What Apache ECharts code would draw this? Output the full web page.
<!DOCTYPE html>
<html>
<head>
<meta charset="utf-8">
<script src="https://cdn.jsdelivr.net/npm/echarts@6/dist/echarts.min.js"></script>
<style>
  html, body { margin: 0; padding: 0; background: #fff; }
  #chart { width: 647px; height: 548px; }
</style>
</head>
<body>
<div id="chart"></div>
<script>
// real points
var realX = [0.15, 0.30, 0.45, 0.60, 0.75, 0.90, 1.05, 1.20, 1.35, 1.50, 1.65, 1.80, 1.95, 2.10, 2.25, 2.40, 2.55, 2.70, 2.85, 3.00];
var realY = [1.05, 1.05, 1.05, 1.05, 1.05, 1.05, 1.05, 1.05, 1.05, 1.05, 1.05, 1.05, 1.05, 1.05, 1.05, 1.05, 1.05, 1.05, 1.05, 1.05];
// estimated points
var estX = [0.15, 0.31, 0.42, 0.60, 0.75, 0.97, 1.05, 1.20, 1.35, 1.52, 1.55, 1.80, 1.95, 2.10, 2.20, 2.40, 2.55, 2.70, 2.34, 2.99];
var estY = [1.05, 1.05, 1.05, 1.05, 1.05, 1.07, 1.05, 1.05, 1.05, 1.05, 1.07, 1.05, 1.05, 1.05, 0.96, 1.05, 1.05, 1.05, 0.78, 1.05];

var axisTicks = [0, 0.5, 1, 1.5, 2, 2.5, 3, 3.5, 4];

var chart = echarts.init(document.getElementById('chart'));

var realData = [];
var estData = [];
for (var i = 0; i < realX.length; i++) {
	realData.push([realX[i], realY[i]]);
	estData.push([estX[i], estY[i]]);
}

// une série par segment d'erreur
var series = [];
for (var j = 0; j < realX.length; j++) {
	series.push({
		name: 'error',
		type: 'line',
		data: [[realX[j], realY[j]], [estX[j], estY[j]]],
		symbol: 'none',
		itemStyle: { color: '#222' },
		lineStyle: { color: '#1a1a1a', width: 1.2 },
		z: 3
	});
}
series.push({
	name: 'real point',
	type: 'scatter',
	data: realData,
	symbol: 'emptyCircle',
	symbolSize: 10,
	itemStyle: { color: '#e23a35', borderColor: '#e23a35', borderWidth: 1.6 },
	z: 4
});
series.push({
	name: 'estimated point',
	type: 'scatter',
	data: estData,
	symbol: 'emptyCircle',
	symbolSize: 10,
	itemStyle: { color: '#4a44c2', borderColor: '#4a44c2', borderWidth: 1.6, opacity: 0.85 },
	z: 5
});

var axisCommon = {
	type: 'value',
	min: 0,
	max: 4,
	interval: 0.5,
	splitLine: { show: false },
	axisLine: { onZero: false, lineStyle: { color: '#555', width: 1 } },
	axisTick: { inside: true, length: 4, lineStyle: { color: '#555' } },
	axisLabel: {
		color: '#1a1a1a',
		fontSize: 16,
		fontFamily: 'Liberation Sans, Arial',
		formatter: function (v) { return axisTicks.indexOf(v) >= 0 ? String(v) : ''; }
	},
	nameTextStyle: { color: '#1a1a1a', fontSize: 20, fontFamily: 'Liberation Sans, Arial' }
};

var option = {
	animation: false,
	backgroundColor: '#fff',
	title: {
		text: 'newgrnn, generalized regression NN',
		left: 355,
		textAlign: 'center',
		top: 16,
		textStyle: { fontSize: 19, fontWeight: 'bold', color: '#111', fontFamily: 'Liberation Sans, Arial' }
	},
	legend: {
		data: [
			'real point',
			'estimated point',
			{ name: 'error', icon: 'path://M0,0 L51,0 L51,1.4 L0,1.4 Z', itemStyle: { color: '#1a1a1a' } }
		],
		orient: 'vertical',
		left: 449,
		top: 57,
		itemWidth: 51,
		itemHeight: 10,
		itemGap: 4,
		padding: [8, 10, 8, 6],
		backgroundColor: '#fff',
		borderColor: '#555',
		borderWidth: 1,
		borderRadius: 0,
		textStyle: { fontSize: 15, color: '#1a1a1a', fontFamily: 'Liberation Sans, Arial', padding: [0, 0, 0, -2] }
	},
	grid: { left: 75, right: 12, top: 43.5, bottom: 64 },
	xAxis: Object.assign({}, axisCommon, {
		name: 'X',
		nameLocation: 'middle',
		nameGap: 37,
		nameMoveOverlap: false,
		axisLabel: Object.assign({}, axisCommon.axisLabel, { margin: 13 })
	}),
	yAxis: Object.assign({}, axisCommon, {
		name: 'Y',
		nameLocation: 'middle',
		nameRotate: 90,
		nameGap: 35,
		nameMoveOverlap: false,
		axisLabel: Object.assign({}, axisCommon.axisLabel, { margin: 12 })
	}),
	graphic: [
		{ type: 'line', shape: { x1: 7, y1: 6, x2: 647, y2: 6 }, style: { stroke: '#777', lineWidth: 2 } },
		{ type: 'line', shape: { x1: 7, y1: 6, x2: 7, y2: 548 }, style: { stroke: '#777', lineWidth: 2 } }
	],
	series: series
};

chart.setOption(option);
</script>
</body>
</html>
══════════
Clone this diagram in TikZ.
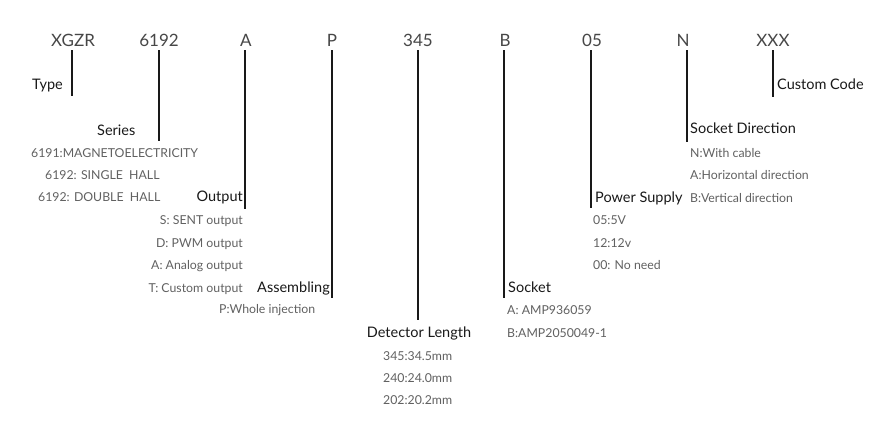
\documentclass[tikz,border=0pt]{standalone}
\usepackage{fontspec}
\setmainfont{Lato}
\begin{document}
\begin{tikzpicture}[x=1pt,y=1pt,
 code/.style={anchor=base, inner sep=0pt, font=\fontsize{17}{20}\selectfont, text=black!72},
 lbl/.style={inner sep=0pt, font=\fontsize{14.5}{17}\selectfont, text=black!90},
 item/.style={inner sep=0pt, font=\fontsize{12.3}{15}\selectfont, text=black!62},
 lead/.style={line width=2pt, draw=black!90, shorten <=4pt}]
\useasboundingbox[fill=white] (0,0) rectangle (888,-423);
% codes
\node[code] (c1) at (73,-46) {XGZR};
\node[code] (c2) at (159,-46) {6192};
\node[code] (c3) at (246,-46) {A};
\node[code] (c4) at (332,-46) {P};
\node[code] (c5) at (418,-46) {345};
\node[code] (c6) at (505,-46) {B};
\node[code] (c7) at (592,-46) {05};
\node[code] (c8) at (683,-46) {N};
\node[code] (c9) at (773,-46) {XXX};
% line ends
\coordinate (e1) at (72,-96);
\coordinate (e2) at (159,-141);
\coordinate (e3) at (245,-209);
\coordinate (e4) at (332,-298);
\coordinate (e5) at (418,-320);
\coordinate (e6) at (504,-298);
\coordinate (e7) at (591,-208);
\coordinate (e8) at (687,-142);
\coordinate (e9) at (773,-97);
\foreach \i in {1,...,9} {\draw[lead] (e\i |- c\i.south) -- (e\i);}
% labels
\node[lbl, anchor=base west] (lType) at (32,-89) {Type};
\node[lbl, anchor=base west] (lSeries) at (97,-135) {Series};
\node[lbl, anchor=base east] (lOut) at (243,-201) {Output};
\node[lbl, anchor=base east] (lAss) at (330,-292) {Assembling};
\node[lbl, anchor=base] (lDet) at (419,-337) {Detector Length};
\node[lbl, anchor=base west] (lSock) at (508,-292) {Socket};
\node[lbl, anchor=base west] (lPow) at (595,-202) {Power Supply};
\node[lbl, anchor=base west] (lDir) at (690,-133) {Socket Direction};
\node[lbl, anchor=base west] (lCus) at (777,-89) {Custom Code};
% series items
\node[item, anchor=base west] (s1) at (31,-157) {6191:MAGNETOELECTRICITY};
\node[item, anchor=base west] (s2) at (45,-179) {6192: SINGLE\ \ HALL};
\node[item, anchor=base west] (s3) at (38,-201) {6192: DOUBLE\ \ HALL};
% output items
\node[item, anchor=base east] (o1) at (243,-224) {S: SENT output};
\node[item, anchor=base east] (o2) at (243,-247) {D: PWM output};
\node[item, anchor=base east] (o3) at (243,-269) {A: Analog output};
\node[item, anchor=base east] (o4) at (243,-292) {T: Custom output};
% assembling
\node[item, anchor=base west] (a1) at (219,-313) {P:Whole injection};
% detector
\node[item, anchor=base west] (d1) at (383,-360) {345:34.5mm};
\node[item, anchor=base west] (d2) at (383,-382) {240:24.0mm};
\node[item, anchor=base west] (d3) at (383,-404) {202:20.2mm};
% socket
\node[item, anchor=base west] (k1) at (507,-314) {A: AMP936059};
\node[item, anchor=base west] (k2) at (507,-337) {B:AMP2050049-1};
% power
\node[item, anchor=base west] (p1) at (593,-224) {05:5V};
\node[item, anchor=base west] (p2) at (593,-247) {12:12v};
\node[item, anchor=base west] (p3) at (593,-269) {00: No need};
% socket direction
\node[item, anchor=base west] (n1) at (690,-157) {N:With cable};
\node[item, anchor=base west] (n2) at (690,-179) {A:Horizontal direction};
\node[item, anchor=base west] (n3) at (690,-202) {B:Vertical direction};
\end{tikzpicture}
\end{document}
══════════
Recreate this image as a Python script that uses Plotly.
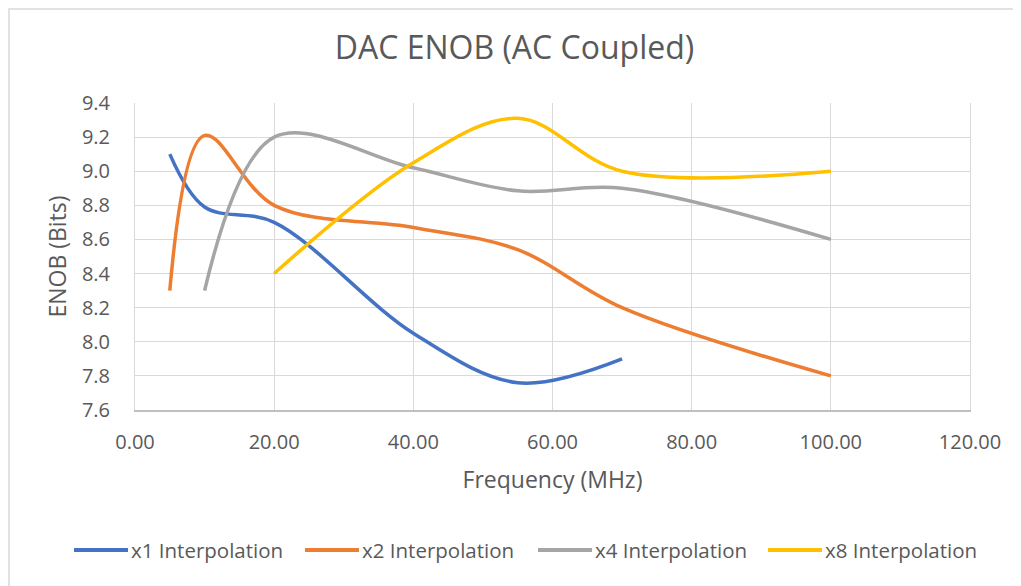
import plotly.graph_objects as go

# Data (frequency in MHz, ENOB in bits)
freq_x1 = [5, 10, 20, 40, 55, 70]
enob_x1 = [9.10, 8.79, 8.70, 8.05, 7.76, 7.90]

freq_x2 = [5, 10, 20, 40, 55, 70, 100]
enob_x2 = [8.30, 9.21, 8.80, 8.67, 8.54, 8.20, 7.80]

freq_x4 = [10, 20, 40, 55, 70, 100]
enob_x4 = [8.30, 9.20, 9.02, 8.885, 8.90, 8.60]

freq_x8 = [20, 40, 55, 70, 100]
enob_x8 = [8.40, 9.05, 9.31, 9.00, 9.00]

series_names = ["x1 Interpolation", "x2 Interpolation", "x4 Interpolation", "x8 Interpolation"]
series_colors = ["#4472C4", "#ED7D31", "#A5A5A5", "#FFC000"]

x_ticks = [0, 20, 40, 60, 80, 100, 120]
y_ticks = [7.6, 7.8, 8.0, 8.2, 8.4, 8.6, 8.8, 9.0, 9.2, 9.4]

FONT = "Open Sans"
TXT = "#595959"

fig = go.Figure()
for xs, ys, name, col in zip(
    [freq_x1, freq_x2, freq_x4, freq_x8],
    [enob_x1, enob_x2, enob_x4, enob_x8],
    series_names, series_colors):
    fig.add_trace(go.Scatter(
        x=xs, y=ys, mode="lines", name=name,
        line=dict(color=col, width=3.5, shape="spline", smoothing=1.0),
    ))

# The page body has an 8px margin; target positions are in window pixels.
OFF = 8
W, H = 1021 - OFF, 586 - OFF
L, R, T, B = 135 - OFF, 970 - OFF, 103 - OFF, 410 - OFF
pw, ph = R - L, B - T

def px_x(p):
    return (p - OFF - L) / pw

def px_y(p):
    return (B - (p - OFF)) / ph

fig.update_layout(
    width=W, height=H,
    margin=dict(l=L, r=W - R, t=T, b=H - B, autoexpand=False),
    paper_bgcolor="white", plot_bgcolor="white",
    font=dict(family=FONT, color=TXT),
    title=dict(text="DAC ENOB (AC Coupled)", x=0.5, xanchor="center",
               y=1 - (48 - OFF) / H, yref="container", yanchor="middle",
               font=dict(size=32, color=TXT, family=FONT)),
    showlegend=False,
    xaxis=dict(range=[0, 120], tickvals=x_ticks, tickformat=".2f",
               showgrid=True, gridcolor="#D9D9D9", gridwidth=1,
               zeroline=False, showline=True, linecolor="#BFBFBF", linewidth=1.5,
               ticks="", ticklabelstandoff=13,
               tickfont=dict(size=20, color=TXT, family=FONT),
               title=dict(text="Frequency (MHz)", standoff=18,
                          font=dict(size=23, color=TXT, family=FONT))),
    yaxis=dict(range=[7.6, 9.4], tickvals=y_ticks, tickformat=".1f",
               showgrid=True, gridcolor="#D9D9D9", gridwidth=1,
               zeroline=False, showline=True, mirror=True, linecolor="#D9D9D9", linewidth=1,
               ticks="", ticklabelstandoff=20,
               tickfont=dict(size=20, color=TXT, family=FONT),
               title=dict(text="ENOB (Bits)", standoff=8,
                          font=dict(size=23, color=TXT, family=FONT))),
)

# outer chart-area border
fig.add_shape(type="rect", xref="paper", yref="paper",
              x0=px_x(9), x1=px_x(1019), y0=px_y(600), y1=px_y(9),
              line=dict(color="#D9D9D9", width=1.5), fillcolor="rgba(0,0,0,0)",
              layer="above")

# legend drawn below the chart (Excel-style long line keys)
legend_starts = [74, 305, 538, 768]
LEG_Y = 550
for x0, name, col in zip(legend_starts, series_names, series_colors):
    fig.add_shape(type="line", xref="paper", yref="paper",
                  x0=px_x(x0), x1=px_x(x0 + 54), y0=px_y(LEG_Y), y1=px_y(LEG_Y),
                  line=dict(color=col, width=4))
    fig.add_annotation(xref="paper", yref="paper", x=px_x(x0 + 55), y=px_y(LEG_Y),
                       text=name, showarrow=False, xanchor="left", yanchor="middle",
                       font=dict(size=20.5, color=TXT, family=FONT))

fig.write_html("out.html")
══════════
DO THIS:
Repeat, word for word, the lines of the material above from the one holding "Recreate this image" through the one holding "return (B - (p - OFF)) / ph". Leave out pictures.

RESULT FOR THIS TASK:
Recreate this image as a Python script that uses Plotly.
import plotly.graph_objects as go

# Data (frequency in MHz, ENOB in bits)
freq_x1 = [5, 10, 20, 40, 55, 70]
enob_x1 = [9.10, 8.79, 8.70, 8.05, 7.76, 7.90]

freq_x2 = [5, 10, 20, 40, 55, 70, 100]
enob_x2 = [8.30, 9.21, 8.80, 8.67, 8.54, 8.20, 7.80]

freq_x4 = [10, 20, 40, 55, 70, 100]
enob_x4 = [8.30, 9.20, 9.02, 8.885, 8.90, 8.60]

freq_x8 = [20, 40, 55, 70, 100]
enob_x8 = [8.40, 9.05, 9.31, 9.00, 9.00]

series_names = ["x1 Interpolation", "x2 Interpolation", "x4 Interpolation", "x8 Interpolation"]
series_colors = ["#4472C4", "#ED7D31", "#A5A5A5", "#FFC000"]

x_ticks = [0, 20, 40, 60, 80, 100, 120]
y_ticks = [7.6, 7.8, 8.0, 8.2, 8.4, 8.6, 8.8, 9.0, 9.2, 9.4]

FONT = "Open Sans"
TXT = "#595959"

fig = go.Figure()
for xs, ys, name, col in zip(
    [freq_x1, freq_x2, freq_x4, freq_x8],
    [enob_x1, enob_x2, enob_x4, enob_x8],
    series_names, series_colors):
    fig.add_trace(go.Scatter(
        x=xs, y=ys, mode="lines", name=name,
        line=dict(color=col, width=3.5, shape="spline", smoothing=1.0),
    ))

# The page body has an 8px margin; target positions are in window pixels.
OFF = 8
W, H = 1021 - OFF, 586 - OFF
L, R, T, B = 135 - OFF, 970 - OFF, 103 - OFF, 410 - OFF
pw, ph = R - L, B - T

def px_x(p):
    return (p - OFF - L) / pw

def px_y(p):
    return (B - (p - OFF)) / ph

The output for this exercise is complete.